In good kid, m.A.A.d. city there are numerous instances where his “character” indulges in vice. “Backstreet Freestyle”, “Peer Pressure”, and “m.A.A.d. city” are prime examples of this. With these particular songs, the audience gives leeway to this behavior because Kendrick had already set up the dangerous and impressionable environment that his “character” lives in. The context of his actions are understood.

With To Pimp A Butterfly, the song “Blacker The Berry” is an internal dialogue of the “character” asking if he can ask for justice of black man killed by a cop when he himself had murdered another black man. On DAMN. he confesses, moments before giving a talk about gun violence, that he would partake in revenge if anyone killed his family member.

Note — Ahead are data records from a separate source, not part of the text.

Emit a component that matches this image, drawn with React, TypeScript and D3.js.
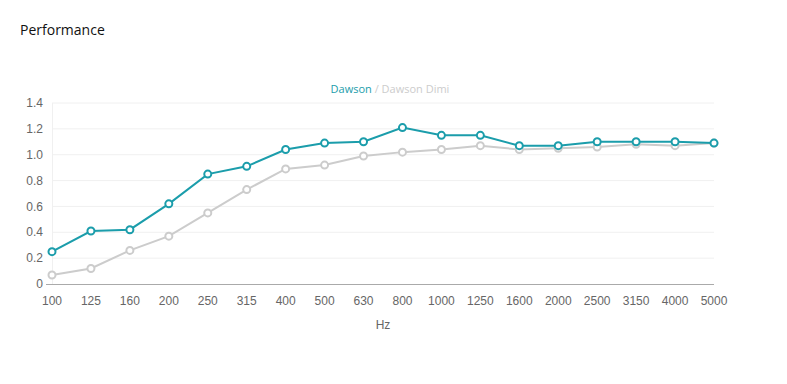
import { useMemo } from "react";
import * as d3 from "d3";

// Frequency bands (Hz) and absorption coefficients.
const BANDS = [
  "100", "125", "160", "200", "250", "315", "400", "500", "630",
  "800", "1000", "1250", "1600", "2000", "2500", "3150", "4000", "5000",
];
const DAWSON = [
  0.25, 0.41, 0.42, 0.62, 0.85, 0.91, 1.04, 1.09, 1.1,
  1.21, 1.15, 1.15, 1.07, 1.07, 1.1, 1.1, 1.1, 1.09,
];
const DAWSON_DIMI = [
  0.07, 0.12, 0.26, 0.37, 0.55, 0.73, 0.89, 0.92, 0.99,
  1.02, 1.04, 1.07, 1.04, 1.05, 1.06, 1.08, 1.07, 1.09,
];
const Y_TICKS = [0, 0.2, 0.4, 0.6, 0.8, 1.0, 1.2, 1.4];

const W = 787;
const H = 384;
const TEAL = "#1b9dab";
const GREY = "#cccccc";
const TICK_FONT = "'Liberation Sans', Arial, sans-serif";

export default function App() {
  const x = useMemo(
    () => d3.scalePoint<string>().domain(BANDS).range([52, 714]),
    []
  );
  const y = useMemo(() => d3.scaleLinear().domain([0, 1.4]).range([284, 103]), []);

  const line = d3
    .line<number>()
    .x((_, i) => x(BANDS[i]) ?? 0)
    .y((d) => y(d));

  const series = [
    { name: "Dawson Dimi", values: DAWSON_DIMI, color: GREY },
    { name: "Dawson", values: DAWSON, color: TEAL },
  ];

  return (
    <svg
      width={W}
      height={H}
      style={{ position: "absolute", left: 0, top: 0, background: "#fff" }}
    >
      <text
        x={20}
        y={35}
        fontSize={14}
        fontFamily="'Open Sans', 'Noto Sans', sans-serif"
        fill="#111"
      >
        Performance
      </text>

      {/* legend */}
      <text
        x={390}
        y={93}
        textAnchor="middle"
        fontSize={11}
        fontFamily="'Open Sans', 'Noto Sans', sans-serif"
      >
        <tspan fill={TEAL}>Dawson</tspan>
        <tspan fill={GREY}> / Dawson Dimi</tspan>
      </text>

      {/* grid */}
      {Y_TICKS.map((t) => (
        <g key={t}>
          {t > 0 && (
            <line x1={52} x2={714} y1={y(t)} y2={y(t)} stroke="#f0f0f0" strokeWidth={1} />
          )}
          <text
            x={43}
            y={y(t)}
            dy="0.35em"
            textAnchor="end"
            fontSize={12}
            fontFamily={TICK_FONT}
            fill="#666"
          >
            {t === 0 ? "0" : t.toFixed(1)}
          </text>
        </g>
      ))}
      <line x1={52.5} x2={52.5} y1={103} y2={284} stroke="#f0f0f0" />
      <line x1={46} x2={714} y1={284.5} y2={284.5} stroke="#aaa" strokeWidth={1} />

      {BANDS.map((b) => (
        <text
          key={b}
          x={x(b)}
          y={305}
          textAnchor="middle"
          fontSize={12}
          fontFamily={TICK_FONT}
          fill="#666"
        >
          {b}
        </text>
      ))}
      <text
        x={383}
        y={329}
        textAnchor="middle"
        fontSize={12}
        fontFamily={TICK_FONT}
        fill="#666"
      >
        Hz
      </text>

      {series.map((s) => (
        <g key={s.name}>
          <path d={line(s.values) ?? ""} fill="none" stroke={s.color} strokeWidth={2} />
          {s.values.map((v, i) => (
            <circle
              key={i}
              cx={x(BANDS[i])}
              cy={y(v)}
              r={3.5}
              fill="#fff"
              stroke={s.color}
              strokeWidth={2}
            />
          ))}
        </g>
      ))}
    </svg>
  );
}
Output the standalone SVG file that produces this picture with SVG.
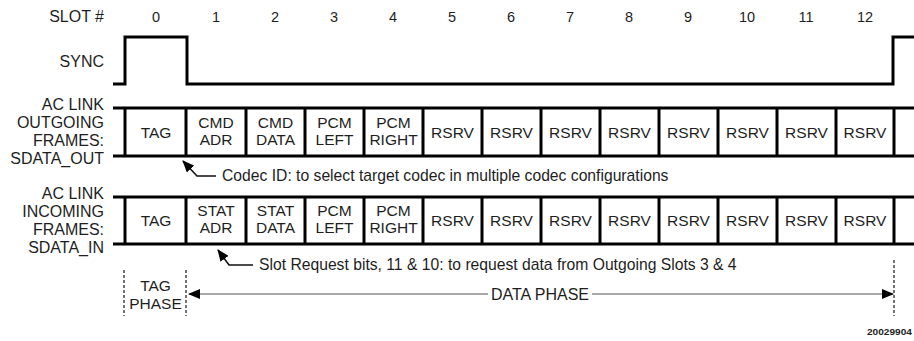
<svg xmlns="http://www.w3.org/2000/svg" width="914" height="341" viewBox="0 0 914 341">
<style>
text{font-family:"Liberation Sans",Arial,sans-serif;fill:#1e1e1e;}
.lbl{font-size:16px;text-anchor:end;}
.cell{font-size:15.5px;text-anchor:middle;}
.num{font-size:14.5px;text-anchor:middle;}
.note{font-size:15.7px;}
.thick{stroke:#000;stroke-width:3;fill:none;}
.lead{stroke:#111;stroke-width:1.6;fill:none;}
.dash{stroke:#444;stroke-width:1.5;stroke-dasharray:3 2;fill:none;}
.phase{stroke:#555;stroke-width:1.2;fill:none;}
</style>
<defs>
<marker id="ah" markerWidth="12" markerHeight="10" refX="11" refY="5" orient="auto" markerUnits="userSpaceOnUse">
<path d="M0,0 L12,5 L0,10 Z" fill="#000"/>
</marker>
</defs>

<g id="slot-numbers">
<text class="lbl" x="104" y="22">SLOT #</text>
<text class="num" x="156" y="22">0</text>
<text class="num" x="216" y="22">1</text>
<text class="num" x="275" y="22">2</text>
<text class="num" x="334" y="22">3</text>
<text class="num" x="393" y="22">4</text>
<text class="num" x="452" y="22">5</text>
<text class="num" x="511" y="22">6</text>
<text class="num" x="570" y="22">7</text>
<text class="num" x="629" y="22">8</text>
<text class="num" x="688" y="22">9</text>
<text class="num" x="747" y="22">10</text>
<text class="num" x="806" y="22">11</text>
<text class="num" x="865" y="22">12</text>
</g>

<g id="sync">
<text class="lbl" x="104" y="67">SYNC</text>
<path class="thick" d="M113,84 H125 V37 H187 V84 H893 V37 H914"/>
</g>

<g id="outgoing">
<text class="lbl" x="104" y="110">AC LINK</text>
<text class="lbl" x="104" y="128">OUTGOING</text>
<text class="lbl" x="104" y="146">FRAMES:</text>
<text class="lbl" x="104" y="164">SDATA_OUT</text>
<path class="thick" d="M113,108 H914 M113,156 H914 M125,108 V156 M186,108 V156 M246,108 V156 M305,108 V156 M364,108 V156 M423,108 V156 M482,108 V156 M541,108 V156 M600,108 V156 M659,108 V156 M718,108 V156 M777,108 V156 M836,108 V156 M894,108 V156"/>
<g id="out-0"><text class="cell" x="156" y="138">TAG</text></g>
<g id="out-1"><text class="cell" x="216" y="128">CMD</text><text class="cell" x="216" y="145">ADR</text></g>
<g id="out-2"><text class="cell" x="275.5" y="128">CMD</text><text class="cell" x="275.5" y="145">DATA</text></g>
<g id="out-3"><text class="cell" x="334.5" y="128">PCM</text><text class="cell" x="334.5" y="145">LEFT</text></g>
<g id="out-4"><text class="cell" x="393.5" y="128">PCM</text><text class="cell" x="393.5" y="145">RIGHT</text></g>
<g id="out-5"><text class="cell" x="452.5" y="138">RSRV</text></g>
<g id="out-6"><text class="cell" x="511.5" y="138">RSRV</text></g>
<g id="out-7"><text class="cell" x="570.5" y="138">RSRV</text></g>
<g id="out-8"><text class="cell" x="629.5" y="138">RSRV</text></g>
<g id="out-9"><text class="cell" x="688.5" y="138">RSRV</text></g>
<g id="out-10"><text class="cell" x="747.5" y="138">RSRV</text></g>
<g id="out-11"><text class="cell" x="806.5" y="138">RSRV</text></g>
<g id="out-12"><text class="cell" x="865" y="138">RSRV</text></g>
</g>

<g id="incoming">
<text class="lbl" x="104" y="199">AC LINK</text>
<text class="lbl" x="104" y="217">INCOMING</text>
<text class="lbl" x="104" y="235">FRAMES:</text>
<text class="lbl" x="104" y="253">SDATA_IN</text>
<path class="thick" d="M113,197 H914 M113,244 H914 M125,197 V244 M186,197 V244 M246,197 V244 M305,197 V244 M364,197 V244 M423,197 V244 M482,197 V244 M541,197 V244 M600,197 V244 M659,197 V244 M718,197 V244 M777,197 V244 M836,197 V244 M894,197 V244"/>
<g id="in-0"><text class="cell" x="156" y="226">TAG</text></g>
<g id="in-1"><text class="cell" x="216" y="216">STAT</text><text class="cell" x="216" y="233">ADR</text></g>
<g id="in-2"><text class="cell" x="275.5" y="216">STAT</text><text class="cell" x="275.5" y="233">DATA</text></g>
<g id="in-3"><text class="cell" x="334.5" y="216">PCM</text><text class="cell" x="334.5" y="233">LEFT</text></g>
<g id="in-4"><text class="cell" x="393.5" y="216">PCM</text><text class="cell" x="393.5" y="233">RIGHT</text></g>
<g id="in-5"><text class="cell" x="452.5" y="226">RSRV</text></g>
<g id="in-6"><text class="cell" x="511.5" y="226">RSRV</text></g>
<g id="in-7"><text class="cell" x="570.5" y="226">RSRV</text></g>
<g id="in-8"><text class="cell" x="629.5" y="226">RSRV</text></g>
<g id="in-9"><text class="cell" x="688.5" y="226">RSRV</text></g>
<g id="in-10"><text class="cell" x="747.5" y="226">RSRV</text></g>
<g id="in-11"><text class="cell" x="806.5" y="226">RSRV</text></g>
<g id="in-12"><text class="cell" x="865" y="226">RSRV</text></g>
</g>

<g id="notes">
<text class="note" x="222" y="181">Codec ID: to select target codec in multiple codec configurations</text>
<text class="note" x="259" y="270">Slot Request bits, 11 &amp; 10: to request data from Outgoing Slots 3 &amp; 4</text>
</g>

<g id="phases">
<text class="cell" x="155.5" y="291">TAG</text>
<text class="cell" x="155.5" y="309">PHASE</text>
<text class="cell" x="540" y="300" style="font-size:16px">DATA PHASE</text>
<path class="dash" d="M124,270 V316 M186,270 V316 M894,260 V316"/>
</g>

<g id="connectors">
<path class="lead" d="M216,176 H197 L183,161" marker-end="url(#ah)"/>
<path class="lead" d="M253,265 H229 L218,250" marker-end="url(#ah)"/>
<path class="phase" d="M488,294 H189" marker-end="url(#ah)"/>
<path class="phase" d="M592,294 H893" marker-end="url(#ah)"/>
</g>

<text x="867" y="335" style="font-size:9px;font-weight:bold;" textLength="45" lengthAdjust="spacingAndGlyphs">20029904</text>
</svg>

Outside of his studio albums, Kendrick has embraced an antagonistic role more abrasively. In 50 Cent’s song “We Up”, Kendrick raps:

Guns in your video get you locked in a bing
Yeah, I kill a nigga quick, no worries, my record clean
Murder one become manslaughter as soon as they brought up
Charity work, parking tickets and no charges
Fuck nigga you fucked over your father when he gave you a dick
Should have been a bitch in pajamas

In the Black Hippy cuts of “UOENO”, “Black Lip Bastard”, and “Vice City” Kendrick raps off villainous lyrics with unflinching conviction. In these songs, there is no preachy message, no enlightened perspective, and most definitely no call for the audience to better themselves. They are self-indulged, bullying, and arrogant. And it’s dope as hell.

It would be quite an interesting turn for the Compton prophet and in many ways would allow him much-needed freedom to explore newer themes or the same themes but now from the other side of the fence. Regardless, there is a certain restriction in presenting ideas when you continuously wear the same uniform.

And with Kendrick’s talent, he can still make the turn to heel be one of nuance. Given his ability to weave incredible narrative and story motifs within his albums, it would be exciting to see what he can do with this framework.